À première vue, le premier argument de la SCPCP est séduisant. Il n’en va pas moins à l’encontre de valeurs et de principes fort bien établis du droit administratif, comme de restreindre les pouvoirs d’un décideur à ceux que lui confère expressément la loi ou qui sont implicitement nécessaires à l’exercice régulier de sa compétence principale. Si ce n’était que pour cette raison, un simple renvoi à l’exécution de décisions ne suffit pas pour conclure que le législateur voulait que la Commission s’occupe de l’exécution quotidienne des tarifs. La disposition confère à la Commission des pouvoirs pour «toutes autres questions relevant de sa compétence». En d’autres termes, elle prévoit les moyens dont la Commission a besoin pour s’acquitter de son mandat principal. Ce renvoi suit la mention «la comparution, la prestation de serments, l’assignation et l’interrogatoire des témoins, ainsi que pour la production d’éléments de preuve»; un tel libellé tendrait à favoriser l’interprétation selon laquelle on traite ici de décisions de nature procédurale ou interlocutoire prises à l’appui de l’exercice de la fonction principale de la Commission, et de façon accessoire à celle-ci (en l’espèce, l’homologation d’un tarif).
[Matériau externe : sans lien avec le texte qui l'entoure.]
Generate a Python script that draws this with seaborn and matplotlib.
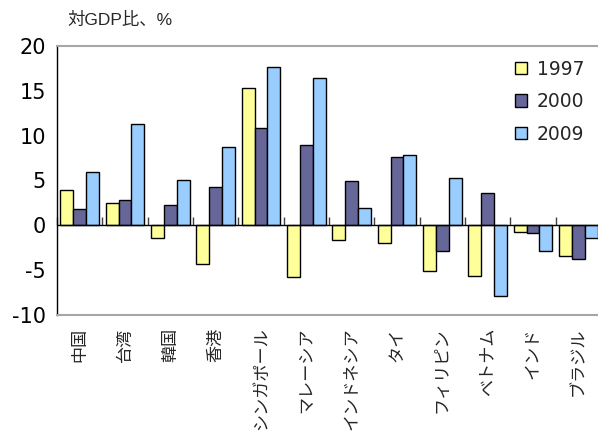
import numpy as np
import pandas as pd
import seaborn as sns
from matplotlib import pyplot as plt

# values (対GDP比、%)
countries = ['中国', '台湾', '韓国', '香港', 'シンガポール', 'マレーシア',
             'インドネシア', 'タイ', 'フィリピン', 'ベトナム', 'インド', 'ブラジル']
years = ['1997', '2000', '2009']
v1997 = [3.9, 2.5, -1.4, -4.3, 15.35, -5.8, -1.6, -1.95, -5.1, -5.6, -0.7, -3.4]
v2000 = [1.8, 2.85, 2.3, 4.3, 10.8, 9.0, 5.0, 7.6, -2.85, 3.6, -0.9, -3.7]
v2009 = [6.0, 11.3, 5.1, 8.7, 17.7, 16.4, 1.95, 7.8, 5.3, -7.9, -2.85, -1.4]
colors = ['#FFFF99', '#666699', '#99CCFF']

df = pd.DataFrame({
    'country': countries * 3,
    'year': [y for y in years for _ in countries],
    'value': v1997 + v2000 + v2009,
})

sns.set_style('white')
plt.rcParams['font.family'] = ['Liberation Sans', 'Noto Sans CJK JP', 'DejaVu Sans']
plt.rcParams['axes.unicode_minus'] = False

fig = plt.figure(figsize=(5.98, 4.37), dpi=100)
ax = fig.add_axes([57 / 598, 1 - 315 / 437, 544 / 598, 269 / 437])

sns.barplot(data=df, x='country', y='value', hue='year', order=countries,
            hue_order=years, palette=colors, width=0.86, gap=0,
            edgecolor='black', linewidth=1, saturation=1, ax=ax)

ax.set_xlim(-0.5, len(countries) - 0.5)
ax.set_ylim(-10, 20)
ax.set_yticks([-10, -5, 0, 5, 10, 15, 20])
ax.set_xlabel('')
ax.set_ylabel('')
ax.axhline(0, color='black', lw=1, zorder=5)

for s in ['top', 'bottom']:
    ax.spines[s].set_color('#A6A6A6')
    ax.spines[s].set_linewidth(1.5)
ax.spines['left'].set_color('black')
ax.spines['left'].set_linewidth(1)
ax.spines['right'].set_visible(False)

ax.tick_params(axis='y', length=0, pad=8, colors='black')
for lab in ax.get_yticklabels():
    lab.set_fontfamily('DejaVu Sans')
    lab.set_fontsize(15)
ax.tick_params(axis='x', length=0, pad=9)
ax.set_xticks(range(len(countries)))
ax.set_xticklabels(countries, rotation=90, va='top', ha='center', fontsize=12.3)

# small tick marks on the zero line between groups
sec = ax.secondary_xaxis(1 / 3)
sec.set_xticks(np.arange(-0.5, len(countries) + 0.5, 1))
sec.tick_params(direction='in', length=6, width=1, colors='#404040', labelbottom=False)
sec.set_xticklabels([])
sec.spines['bottom'].set_visible(False)

leg = ax.legend(loc='upper right', bbox_to_anchor=(1.0, 1.012), frameon=False,
                prop={'family': 'DejaVu Sans', 'size': 13.5},
                handlelength=0.65, handleheight=0.65,
                handletextpad=0.5, labelspacing=0.72)
for h in leg.legend_handles:
    h.set_edgecolor('black')
    h.set_linewidth(1)

fig.text(67 / 598, 1 - 20 / 437, '対GDP比、%', fontsize=12.5, va='center', ha='left')

plt.savefig('out.png', dpi=100)
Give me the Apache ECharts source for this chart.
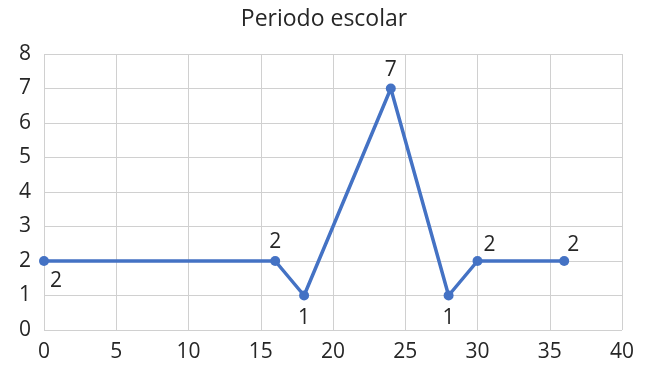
<!DOCTYPE html>
<html>
<head>
<meta charset="utf-8">
<script src="https://cdn.jsdelivr.net/npm/echarts@6/dist/echarts.min.js"></script>
<style>html,body{margin:0;padding:0;background:#fff}#c{width:648px;height:368px}</style>
</head>
<body>
<div id="c"></div>
<script>
var titleText = 'Periodo escolar';
var xValues = [0, 16, 18, 24, 28, 30, 36];
var yValues = [2, 2, 1, 7, 1, 2, 2];

var FONT = '"Open Sans", Lato, sans-serif';
var TXT = '#262626';
var labelCfg = [
  {position: 'bottom', offset: [12, 0]},
  {position: 'top', offset: [0, 2]},
  {position: 'bottom', offset: [0, 2]},
  {position: 'top', offset: [0, 2]},
  {position: 'bottom', offset: [0, 2]},
  {position: 'top', offset: [12, 5]},
  {position: 'top', offset: [9, 5]}
];
var data = xValues.map(function (x, i) {
  return {value: [x, yValues[i]], label: labelCfg[i]};
});

var chart = echarts.init(document.getElementById('c'), null, {renderer: 'canvas'});
chart.setOption({
  animation: false,
  backgroundColor: '#fff',
  title: {
    text: titleText, left: 'center', top: 3,
    textStyle: {fontFamily: FONT, fontWeight: 'normal', fontSize: 23, color: TXT}
  },
  grid: {left: 44, right: 26, top: 54, bottom: 38, containLabel: false},
  xAxis: {
    type: 'value', min: 0, max: 40, interval: 5,
    axisLine: {show: false}, axisTick: {show: false},
    splitLine: {show: true, lineStyle: {color: '#d0d0d0', width: 1}},
    axisLabel: {fontFamily: FONT, fontSize: 21, color: TXT, margin: 12}
  },
  yAxis: {
    type: 'value', min: 0, max: 8, interval: 1,
    axisLine: {show: false}, axisTick: {show: false},
    splitLine: {show: true, lineStyle: {color: '#d0d0d0', width: 1}},
    axisLabel: {fontFamily: FONT, fontSize: 21, color: TXT, margin: 13}
  },
  series: [{
    type: 'line', data: data,
    symbol: 'circle', symbolSize: 10,
    lineStyle: {color: '#4472C4', width: 3.5},
    itemStyle: {color: '#4472C4'},
    label: {show: true, fontFamily: FONT, fontSize: 21, color: TXT,
      formatter: function (p) { return p.value[1]; }}
  }]
});
</script>
</body>
</html>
L’emploi de l’expression «toutes autres questions relevant de sa compétence» semble renforcer cette conclusion. Les mots «toutes autres» sous-entendent que les pouvoirs énumérés qui précèdent sont eux-mêmes conférés à la Commission seulement s’ils «[relèvent] de sa compétence». [3] Le pouvoir d’exécuter un tarif n’est pas nécessaire pour homologuer un tarif.

Le paragraphe 66.7(2) de la Loi renforce également cette interprétation. En autorisant le recours à une cour supérieure aux fins de l’exécution des décisions de la Commission, la disposition prévoit implicitement qu’il faut davantage que le pouvoir conféré au paragraphe (1) pour que le régime soit tout à fait opérationnel, et qu’une cour supérieure est en mesure de faire certaines choses qui échappent au ressort de la Commission.
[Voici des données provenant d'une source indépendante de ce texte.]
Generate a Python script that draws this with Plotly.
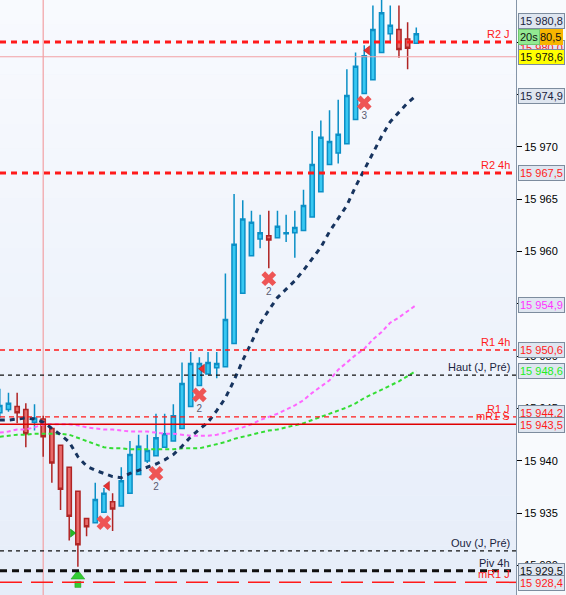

Quant aux similarités de libellé des paragraphes 66.7(1) de la Loi et 8(2) de la LTC, il faut les analyser à la lumière des dispositions conférant les pouvoirs «considérées les unes par rapport aux autres» et «compte tenu de l’ensemble du régime législatif». [4] Sous un tel éclairage, les différences et non les similarités entre la Commission et le Tribunal de la concurrence deviennent frappantes.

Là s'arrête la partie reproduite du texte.